The faction test also applies to movements, media audiences, donor networks, and ideological communities. Any organized group can become self-protective. A group that cannot correct its own falsehoods, misconduct, and impossible promises will eventually ask public institutions to absorb its disorder.
Political competition remains healthy when each side fears becoming unworthy of power more than it fears losing one cycle. That fear is not despair. It is discipline.
Parties should keep records of their own promises. A platform, campaign pledge, reform plan, or criticism of opponents should not vanish after election day. Citizens should be able to ask what was promised, what was attempted, what failed, what was traded away, and what cost was hidden. Political memory keeps competition from becoming a series of emotional seasons with no accountability between them.
Practice
Plain standard: organize political competition so parties can contest power vigorously while preserving truth, constitutional limits, lawful opposition, civic membership, and the legitimacy of losing.

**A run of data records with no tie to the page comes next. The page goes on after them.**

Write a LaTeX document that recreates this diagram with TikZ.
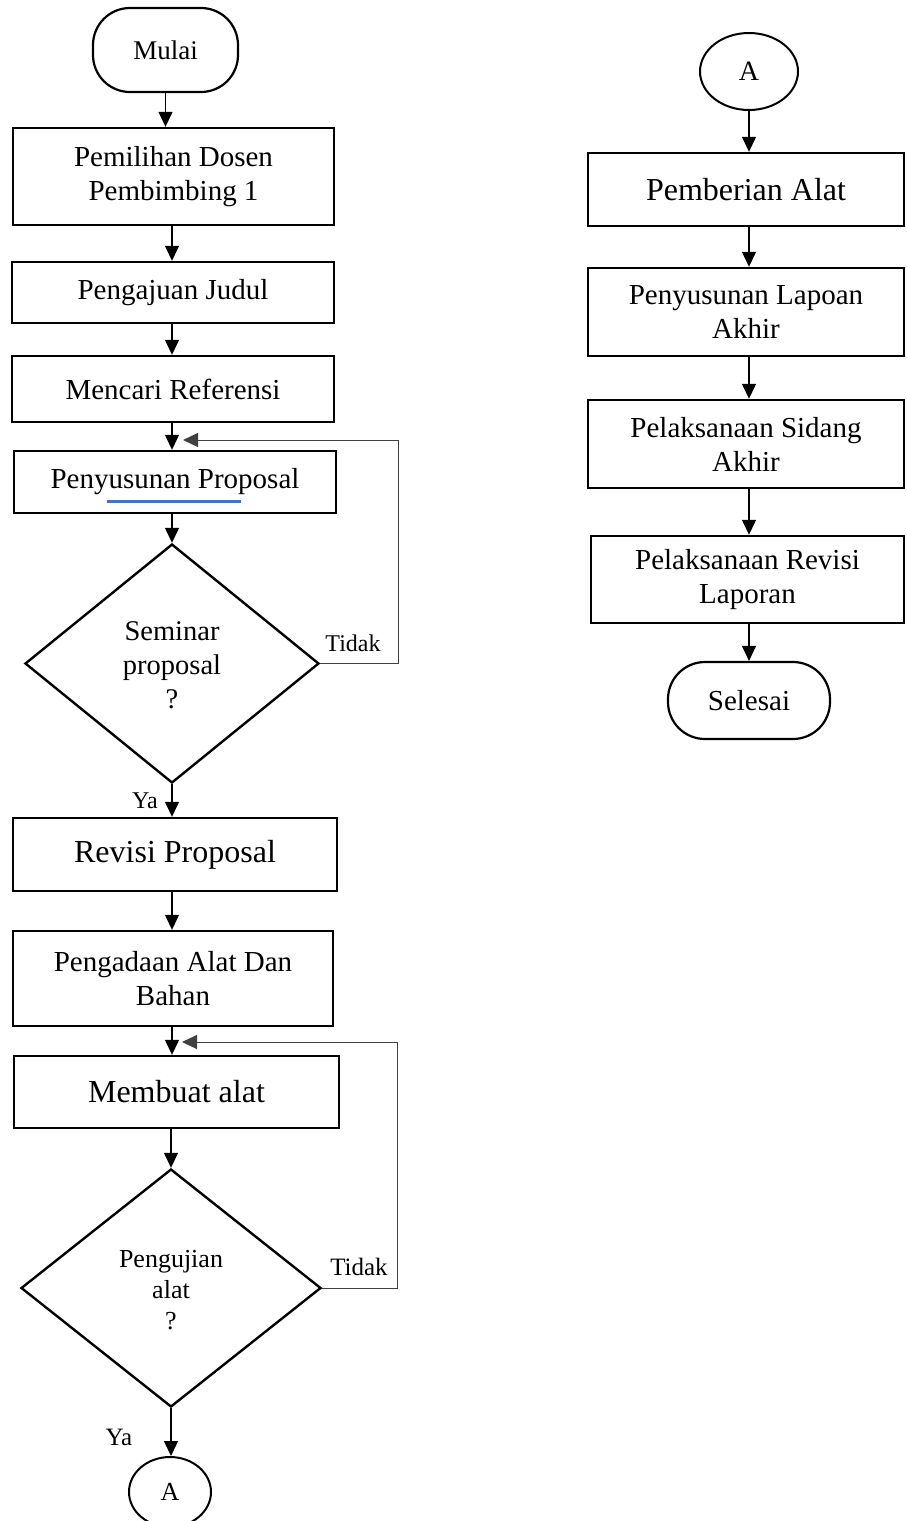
\documentclass[tikz,border=0pt]{standalone}
\usepackage{fontspec}
\setmainfont{Liberation Serif}
\usetikzlibrary{arrows.meta,shapes.geometric,calc}
\begin{document}
\begin{tikzpicture}[x=1pt,y=-1pt,
  box/.style={draw,line width=2.4pt,inner sep=0pt,align=center,font=\fontsize{29}{34}\selectfont},
  bigbox/.style={box,font=\fontsize{32}{36}\selectfont},
  term/.style={draw,line width=2.2pt,rounded corners=37pt,inner sep=0pt,font=\fontsize{27}{30}\selectfont},
  conn/.style={draw,ellipse,line width=2pt,inner sep=0pt,font=\fontsize{26}{30}\selectfont},
  dec/.style={draw,diamond,line width=2.4pt,inner sep=0pt,aspect=1.23},
  dectext/.style={align=center,inner sep=0pt},
  lbl/.style={inner sep=0pt,font=\fontsize{24}{28}\selectfont},
  arr/.style={-{Triangle[width=14pt,length=15pt]},line width=1.3pt},
  fb/.style={line width=1pt,draw=black!75}
]
\useasboundingbox (0,0) rectangle (906,1521);

% left column
\node[term,minimum width=145pt,minimum height=84pt] (mulai) at (165.5,50) {Mulai};
\node[box,minimum width=321pt,minimum height=97pt] (b1) at (173.5,176.5) {Pemilihan Dosen\\Pembimbing 1};
\node[box,minimum width=322pt,minimum height=61pt] (b2) at (173,292.5) {Pengajuan Judul};
\node[box,minimum width=322pt,minimum height=66pt] (b3) at (173,389) {Mencari Referensi};
\node[box,minimum width=322pt,minimum height=62pt] (b4) at (175,482) {Penyusunan Proposal};
\node[dec,minimum width=294pt,minimum height=239pt] (d1) at (172,663.5) {};
\node[dectext,font=\fontsize{28.5}{34}\selectfont] (d1t) at (172,665) {Seminar\\proposal\\?};
\node[bigbox,minimum width=324pt,minimum height=73pt] (b5) at (175,854.5) {Revisi Proposal};
\node[box,minimum width=320pt,minimum height=95pt] (b6) at (173,978.5) {Pengadaan Alat Dan\\Bahan};
\node[bigbox,minimum width=325pt,minimum height=72pt] (b7) at (176.5,1092) {Membuat alat};
\node[dec,minimum width=300pt,minimum height=238pt] (d2) at (171,1288) {};
\node[dectext,font=\fontsize{26}{31}\selectfont] (d2t) at (171,1290) {Pengujian\\alat\\?};
\node[conn,minimum width=82pt,minimum height=70pt] (a1) at (170,1492) {A};

% labels
\node[lbl] (t1) at (353,643) {Tidak};
\node[lbl] (y1) at (145,801) {Ya};
\node[lbl,font=\fontsize{25}{28}\selectfont] (t2) at (359,1267) {Tidak};
\node[lbl,font=\fontsize{25}{28}\selectfont] (y2) at (119,1437) {Ya};

% underline
\draw[line width=2.6pt,draw={rgb,255:red,68;green,114;blue,196}] (107,501.5) -- (241,501.5);

% right column
\node[conn,minimum width=98pt,minimum height=77pt,font=\fontsize{28}{30}\selectfont] (a2) at (749,71.5) {A};
\node[bigbox,minimum width=316pt,minimum height=73pt] (r1) at (746,189.5) {Pemberian Alat};
\node[box,minimum width=316pt,minimum height=88pt] (r2) at (746,312) {Penyusunan Lapoan\\Akhir};
\node[box,minimum width=316pt,minimum height=88pt] (r3) at (746,444) {Pelaksanaan Sidang\\Akhir};
\node[box,minimum width=313pt,minimum height=87pt] (r4) at (747.5,579.5) {Pelaksanaan Revisi\\Laporan};
\node[term,minimum width=162pt,minimum height=77pt,font=\fontsize{29}{32}\selectfont] (sel) at (749,700.5) {Selesai};

% arrows left
\draw[arr] (mulai.south) -- (mulai.south |- b1.north);
\draw[arr] (d1.north |- b1.south) -- (d1.north |- b2.north);
\draw[arr] (d1.north |- b2.south) -- (d1.north |- b3.north);
\draw[arr] (d1.north |- b3.south) -- (d1.north |- b4.north);
\draw[arr] (d1.north |- b4.south) -- (d1.north);
\draw[arr] (d1.south) -- (d1.south |- b5.north);
\draw[arr] (d1.north |- b5.south) -- (d1.north |- b6.north);
\draw[arr] (d1.north |- b6.south) -- (d1.north |- b7.north);
\draw[arr] (d2.north |- b7.south) -- (d2.north);
\draw[arr] (d2.south) -- (d2.south |- a1.north);

% feedback loops
\coordinate (f1) at (398,440);
\coordinate (m1) at (183,440);
\draw[fb] (d1.east) -- (d1.east -| f1) -- (f1);
\draw[fb,-{Triangle[width=14pt,length=15pt]}] (f1) -- (m1);
\coordinate (f2) at (397,1042);
\coordinate (m2) at (182,1042);
\draw[fb] (d2.east) -- (d2.east -| f2) -- (f2);
\draw[fb,-{Triangle[width=14pt,length=15pt]}] (f2) -- (m2);

% arrows right
\draw[arr] (a2.south) -- (a2.south |- r1.north);
\draw[arr] (a2.south |- r1.south) -- (a2.south |- r2.north);
\draw[arr] (a2.south |- r2.south) -- (a2.south |- r3.north);
\draw[arr] (a2.south |- r3.south) -- (a2.south |- r4.north);
\draw[arr] (a2.south |- r4.south) -- (a2.south |- sel.north);
\end{tikzpicture}
\end{document}
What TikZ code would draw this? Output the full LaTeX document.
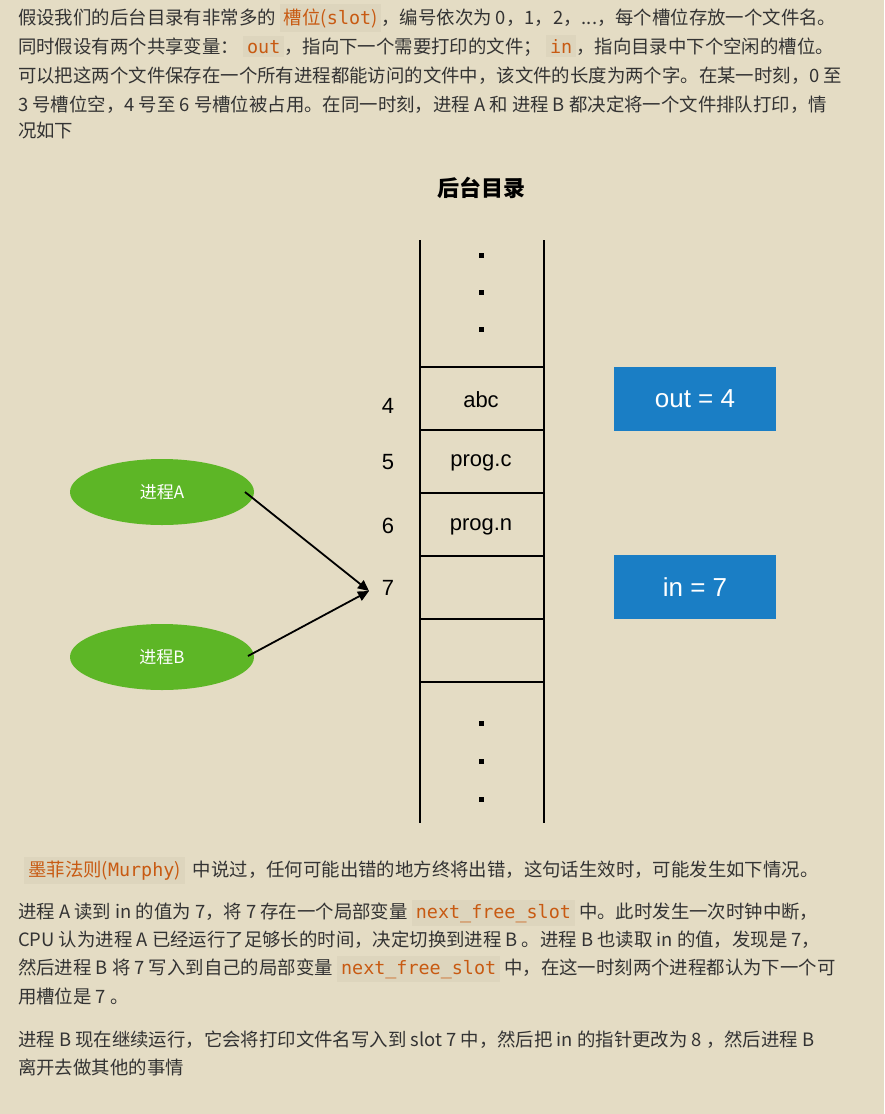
\documentclass[tikz,border=0pt]{standalone}
\usepackage{fontspec}
\setmainfont{Noto Sans CJK SC}
\newfontfamily\monof{DejaVu Sans Mono}
\newfontfamily\arialf{Liberation Sans}
\usetikzlibrary{arrows.meta,shapes.geometric}
\definecolor{bg}{HTML}{E4DCC4}
\definecolor{codebg}{HTML}{DDD5BD}
\definecolor{codefg}{HTML}{C85A12}
\definecolor{txt}{HTML}{333333}
\definecolor{bluebox}{HTML}{1A7EC5}
\definecolor{greenell}{HTML}{5DB626}
\newcommand{\cde}[1]{{\setlength{\fboxsep}{4pt}\colorbox{codebg}{\color{codefg}#1}}}
\tikzset{
  para/.style={anchor=base west, inner sep=0pt, text=txt, font=\fontsize{18.4}{22}\selectfont},
  cell/.style={font=\arialf\fontsize{22}{26}\selectfont},
  num/.style={font=\arialf\fontsize{22}{26}\selectfont},
  var/.style={fill=bluebox, text=white, minimum width=162pt, minimum height=64pt, font=\arialf\fontsize{26}{30}\selectfont},
  proc/.style={ellipse, fill=greenell, text=white, minimum width=184pt, minimum height=66pt, font=\fontsize{17}{20}\selectfont},
}
\begin{document}
\begin{tikzpicture}[x=1pt,y=-1pt]
\fill[bg] (0,0) rectangle (884,1114);
\useasboundingbox (0,0) rectangle (884,1114);
\node[para] (l1) at (18,24) {假设我们的后台目录有非常多的 \cde{槽位({\monof slot})}，编号依次为 0，1，2，...，每个槽位存放一个文件名。};
\node[para] (l2) at (18,53) {同时假设有两个共享变量： \cde{\monof out}，指向下一个需要打印的文件； \cde{\monof in}，指向目录中下个空闲的槽位。};
\node[para] (l3) at (18,82) {可以把这两个文件保存在一个所有进程都能访问的文件中，该文件的长度为两个字。在某一时刻，0 至};
\node[para] (l4) at (18,111) {3 号槽位空，4 号至 6 号槽位被占用。在同一时刻，进程 A 和 进程 B 都决定将一个文件排队打印，情};
\node[para] (l5) at (18,137) {况如下};
% diagram
\node[font=\fontsize{22}{26}\selectfont\bfseries] (title) at (481,188) {后台目录};
\draw[line width=1.5pt] (420,240) -- (420,823);
\draw[line width=1.5pt] (544,240) -- (544,823);
\foreach \y in {367,430,493,556,619,682} \draw[line width=1.5pt] (420,\y) -- (544,\y);
\foreach \y in {255,292,329,723,761,799} \fill (478.5,\y-2.5) rectangle (483.5,\y+2.5);
\node[cell] (c4) at (481,400) {abc};
\node[cell] (c5) at (481,463) {prog.c};
\node[cell] (c6) at (481,527) {prog.n};
\node[num] (n4) at (388,406) {4};
\node[num] (n5) at (388,462) {5};
\node[num] (n6) at (388,526) {6};
\node[num] (n7) at (388,588) {7};
\node[var] (out) at (695,398.5) {out = 4};
\node[var] (in) at (695,587) {in = 7};
\node[proc] (A) at (162,492) {进程A};
\node[proc] (B) at (162,657) {进程B};
\coordinate (t) at (369,591);
\draw[line width=1.8pt,-{Triangle[length=11pt,width=10pt]}] (245,492) -- (t);
\draw[line width=1.8pt,-{Triangle[length=11pt,width=10pt]}] (248,656) -- (t);
% bottom text
\node[para] (m1) at (24,876) {\cde{墨菲法则({\monof Murphy})} \ 中说过，任何可能出错的地方终将出错，这句话生效时，可能发生如下情况。};
\node[para] (m2) at (18,918) {进程 A 读到 in 的值为 7，将 7 存在一个局部变量 \cde{\monof next\_free\_slot} 中。此时发生一次时钟中断，};
\node[para] (m3) at (18,946) {CPU 认为进程 A 已经运行了足够长的时间，决定切换到进程 B 。进程 B 也读取 in 的值，发现是 7，};
\node[para] (m4) at (18,974) {然后进程 B 将 7 写入到自己的局部变量 \cde{\monof next\_free\_slot} 中，在这一时刻两个进程都认为下一个可};
\node[para] (m5) at (18,1003) {用槽位是 7 。};
\node[para] (m6) at (18,1046) {进程 B 现在继续运行，它会将打印文件名写入到 slot 7 中，然后把 in 的指针更改为 8 ，然后进程 B};
\node[para] (m7) at (18,1074) {离开去做其他的事情};
\end{tikzpicture}
\end{document}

Reality test: what claim, cost, record, or tradeoff is your faction avoiding?
Reciprocity test: would you defend this tactic if it helped your opponents win?
Authority test: what party rule, election law, constitutional limit, or office governs the competition?
Accountability test: how can voters, members, courts, committees, journalists, or internal rules correct misconduct?
Constraint test: what prevents party loyalty from overruling truth, rights, institutions, or lawful transfer?
Long-term test: will this political habit leave a governable country after the election?
First practice: identify one true criticism of your preferred political side before criticizing its opponent.